[Objective]
Print the lines starting at the line containing "Convert this chart to matplotlib code." and ending at the line containing "ax = fig.add_axes([147", exactly and in full, without the pictures.

[Records for this exercise]

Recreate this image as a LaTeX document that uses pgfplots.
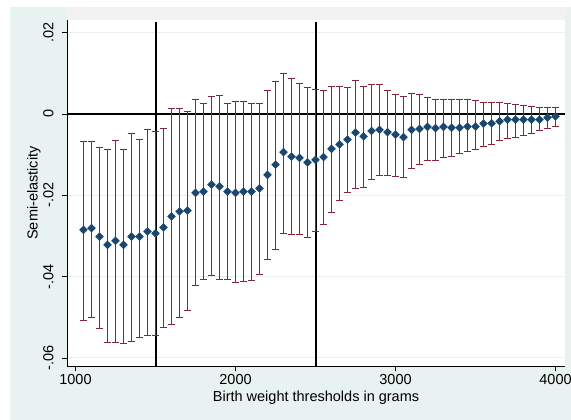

...

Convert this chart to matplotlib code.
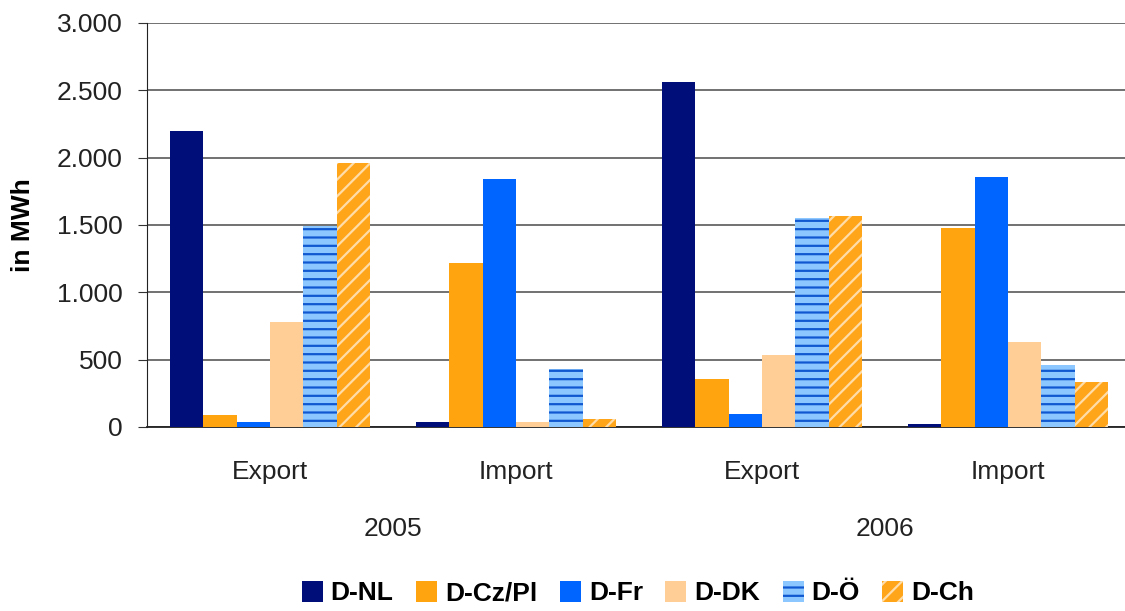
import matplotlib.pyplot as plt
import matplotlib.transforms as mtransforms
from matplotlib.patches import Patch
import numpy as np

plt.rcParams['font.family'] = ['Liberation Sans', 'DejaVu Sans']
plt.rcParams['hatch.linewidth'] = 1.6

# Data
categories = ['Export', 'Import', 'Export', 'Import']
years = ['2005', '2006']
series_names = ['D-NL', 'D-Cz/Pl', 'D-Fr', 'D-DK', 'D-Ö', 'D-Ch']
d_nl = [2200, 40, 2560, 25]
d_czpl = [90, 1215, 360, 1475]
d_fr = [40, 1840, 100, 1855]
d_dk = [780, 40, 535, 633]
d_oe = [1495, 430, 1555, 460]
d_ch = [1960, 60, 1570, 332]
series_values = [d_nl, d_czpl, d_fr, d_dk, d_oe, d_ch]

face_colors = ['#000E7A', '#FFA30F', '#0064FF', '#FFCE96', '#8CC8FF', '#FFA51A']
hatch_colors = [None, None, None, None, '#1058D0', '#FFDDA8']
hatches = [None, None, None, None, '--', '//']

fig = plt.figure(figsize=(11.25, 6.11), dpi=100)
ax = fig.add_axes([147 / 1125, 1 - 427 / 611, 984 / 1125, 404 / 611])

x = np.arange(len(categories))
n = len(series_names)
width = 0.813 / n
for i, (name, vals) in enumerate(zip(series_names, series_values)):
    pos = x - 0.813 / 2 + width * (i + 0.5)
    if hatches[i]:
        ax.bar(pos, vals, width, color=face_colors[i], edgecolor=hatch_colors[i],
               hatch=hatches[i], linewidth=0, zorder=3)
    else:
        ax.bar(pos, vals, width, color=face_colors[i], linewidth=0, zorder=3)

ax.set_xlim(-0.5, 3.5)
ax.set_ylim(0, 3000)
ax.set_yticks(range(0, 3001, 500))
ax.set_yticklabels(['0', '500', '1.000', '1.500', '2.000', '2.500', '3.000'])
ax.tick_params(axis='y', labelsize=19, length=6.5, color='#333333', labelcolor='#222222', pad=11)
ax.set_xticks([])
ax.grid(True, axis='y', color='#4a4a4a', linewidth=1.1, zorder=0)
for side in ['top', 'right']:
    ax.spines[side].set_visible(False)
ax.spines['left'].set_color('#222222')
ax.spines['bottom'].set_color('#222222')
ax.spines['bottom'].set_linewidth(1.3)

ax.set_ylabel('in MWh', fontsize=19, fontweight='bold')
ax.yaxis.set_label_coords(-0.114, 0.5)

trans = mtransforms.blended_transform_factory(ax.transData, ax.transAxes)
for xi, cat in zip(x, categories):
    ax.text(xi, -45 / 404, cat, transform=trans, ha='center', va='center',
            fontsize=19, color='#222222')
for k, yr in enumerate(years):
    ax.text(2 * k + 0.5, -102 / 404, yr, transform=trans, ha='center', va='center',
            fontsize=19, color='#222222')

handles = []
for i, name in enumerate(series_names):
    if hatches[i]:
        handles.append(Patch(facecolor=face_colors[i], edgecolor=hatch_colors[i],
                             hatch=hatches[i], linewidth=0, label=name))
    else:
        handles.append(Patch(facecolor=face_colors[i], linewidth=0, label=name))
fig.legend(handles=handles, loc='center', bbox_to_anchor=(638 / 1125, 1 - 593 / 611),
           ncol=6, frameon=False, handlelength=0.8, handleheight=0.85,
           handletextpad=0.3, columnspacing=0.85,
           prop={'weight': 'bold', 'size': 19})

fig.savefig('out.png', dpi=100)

[Output for this exercise]
Convert this chart to matplotlib code.
import matplotlib.pyplot as plt
import matplotlib.transforms as mtransforms
from matplotlib.patches import Patch
import numpy as np

plt.rcParams['font.family'] = ['Liberation Sans', 'DejaVu Sans']
plt.rcParams['hatch.linewidth'] = 1.6

# Data
categories = ['Export', 'Import', 'Export', 'Import']
years = ['2005', '2006']
series_names = ['D-NL', 'D-Cz/Pl', 'D-Fr', 'D-DK', 'D-Ö', 'D-Ch']
d_nl = [2200, 40, 2560, 25]
d_czpl = [90, 1215, 360, 1475]
d_fr = [40, 1840, 100, 1855]
d_dk = [780, 40, 535, 633]
d_oe = [1495, 430, 1555, 460]
d_ch = [1960, 60, 1570, 332]
series_values = [d_nl, d_czpl, d_fr, d_dk, d_oe, d_ch]

face_colors = ['#000E7A', '#FFA30F', '#0064FF', '#FFCE96', '#8CC8FF', '#FFA51A']
hatch_colors = [None, None, None, None, '#1058D0', '#FFDDA8']
hatches = [None, None, None, None, '--', '//']

fig = plt.figure(figsize=(11.25, 6.11), dpi=100)
ax = fig.add_axes([147 / 1125, 1 - 427 / 611, 984 / 1125, 404 / 611])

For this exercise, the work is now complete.